Conversion therapy, often aimed at minors, is done with the stated intent of changing a person’s gender identity or sexual orientation. The proposed Independence ordinance noted that the American Academy of Adolescent and Child Psychology has found it lacks scientific validity and can harm young people by contributing to depression and risks for self-harm and suicide.
The council voted 4-3 against the ban during its July 19 meeting, as some council members said the proposed ordinance, requested by the city’s Human Relations Commission, was too broad or lacked defined enforcement. Also, some believed forced-treatment methods already would be covered under state or federal law.

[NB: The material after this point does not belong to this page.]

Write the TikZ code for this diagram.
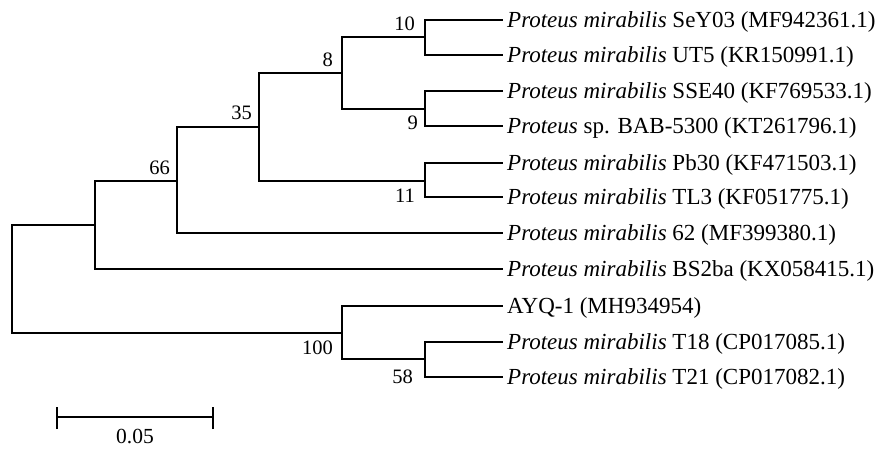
\documentclass[tikz,border=0pt]{standalone}
\usepackage{fontspec}
\setmainfont{Liberation Serif}
\begin{document}
\begin{tikzpicture}[x=1pt,y=-1pt,
  br/.style={line width=1.4pt, line cap=rect},
  leaf/.style={anchor=west, inner xsep=5pt, inner ysep=0pt, text height=15pt, text depth=0pt, font=\fontsize{23}{27}\selectfont},
  boot/.style={anchor=east, inner sep=0pt, font=\fontsize{20.5}{24}\selectfont}]
\useasboundingbox (0,0) rectangle (881,448);
% internal nodes
\coordinate (R) at (12,279);
\coordinate (A) at (95,225);
\coordinate (B) at (177,181);
\coordinate (C) at (259,127);
\coordinate (D) at (342,73);
\coordinate (E) at (425,37);
\coordinate (F) at (425,109);
\coordinate (G) at (425,181);
\coordinate (H) at (342,333);
\coordinate (I) at (425,359);
% leaves
\node[leaf] (l1) at (502,20) {\textit{Proteus mirabilis} SeY03 (MF942361.1)};
\node[leaf] (l2) at (502,55) {\textit{Proteus mirabilis} UT5 (KR150991.1)};
\node[leaf] (l3) at (502,91) {\textit{Proteus mirabilis} SSE40 (KF769533.1)};
\node[leaf] (l4) at (502,126) {\textit{Proteus} sp. BAB-5300 (KT261796.1)};
\node[leaf] (l5) at (502,163) {\textit{Proteus mirabilis} Pb30 (KF471503.1)};
\node[leaf] (l6) at (502,197) {\textit{Proteus mirabilis} TL3 (KF051775.1)};
\node[leaf] (l7) at (502,233) {\textit{Proteus mirabilis} 62 (MF399380.1)};
\node[leaf] (l8) at (502,269) {\textit{Proteus mirabilis} BS2ba (KX058415.1)};
\node[leaf] (l9) at (502,306) {AYQ-1 (MH934954)};
\node[leaf] (l10) at (502,342) {\textit{Proteus mirabilis} T18 (CP017085.1)};
\node[leaf] (l11) at (502,377) {\textit{Proteus mirabilis} T21 (CP017082.1)};
% branches
\draw[br] (R) |- (A);
\draw[br] (R) |- (H);
\draw[br] (A) |- (B);
\draw[br] (A) |- (l8.west);
\draw[br] (B) |- (C);
\draw[br] (B) |- (l7.west);
\draw[br] (C) |- (D);
\draw[br] (C) |- (G);
\draw[br] (D) |- (E);
\draw[br] (D) |- (F);
\draw[br] (E) |- (l1.west);
\draw[br] (E) |- (l2.west);
\draw[br] (F) |- (l3.west);
\draw[br] (F) |- (l4.west);
\draw[br] (G) |- (l5.west);
\draw[br] (G) |- (l6.west);
\draw[br] (H) |- (l9.west);
\draw[br] (H) |- (I);
\draw[br] (I) |- (l10.west);
\draw[br] (I) |- (l11.west);
% bootstrap values
\node[boot] (b10) at (415,24) {10};
\node[boot] (b8) at (333,60) {8};
\node[boot] (b35) at (252,113) {35};
\node[boot] (b66) at (170,168) {66};
\node[boot] (b9) at (418,123) {9};
\node[boot] (b11) at (415,196) {11};
\node[boot] (b100) at (333,348) {100};
\node[boot] (b58) at (413,377) {58};
% scale bar
\coordinate (s1) at (57,417);
\coordinate (s2) at (213,417);
\draw[line width=1.3pt] (s1) -- (s2);
\draw[line width=1.3pt] ([yshift=-12pt]s1) -- ([yshift=10pt]s1);
\draw[line width=1.3pt] ([yshift=-12pt]s2) -- ([yshift=10pt]s2);
\node[inner sep=0pt, font=\fontsize{21.5}{25}\selectfont] (sl) at (135,436) {0.05};
\end{tikzpicture}
\end{document}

But Weir, after some conversations with individual council members, said she believes the proposed ordinance will come back. Indeed, another ban ordinance is on Monday’s council agenda, though not yet for a vote.
“I clearly want to see this enacted in our city, that’s fairly obvious,” Weir said. “But I don’t want it to be watered down that it doesn’t have any meaning.”
After the council’s vote, Weir said she doesn’t buy the lack-of-enforcement argument.
“All of our laws, we expect our citizens to voluntarily comply with them,” Weir said, and if they don’t, then laws have to be place for something to even be reported and investigated, much less prosecuted.
“When the law’s not on the books,” she said, “we can’t do anything to compel people to comply with them.”
If the council had approved the ban, Independence would have joined Kansas City, St. Louis, Columbia and most recently North Kansas City, among other cities, with a similar law.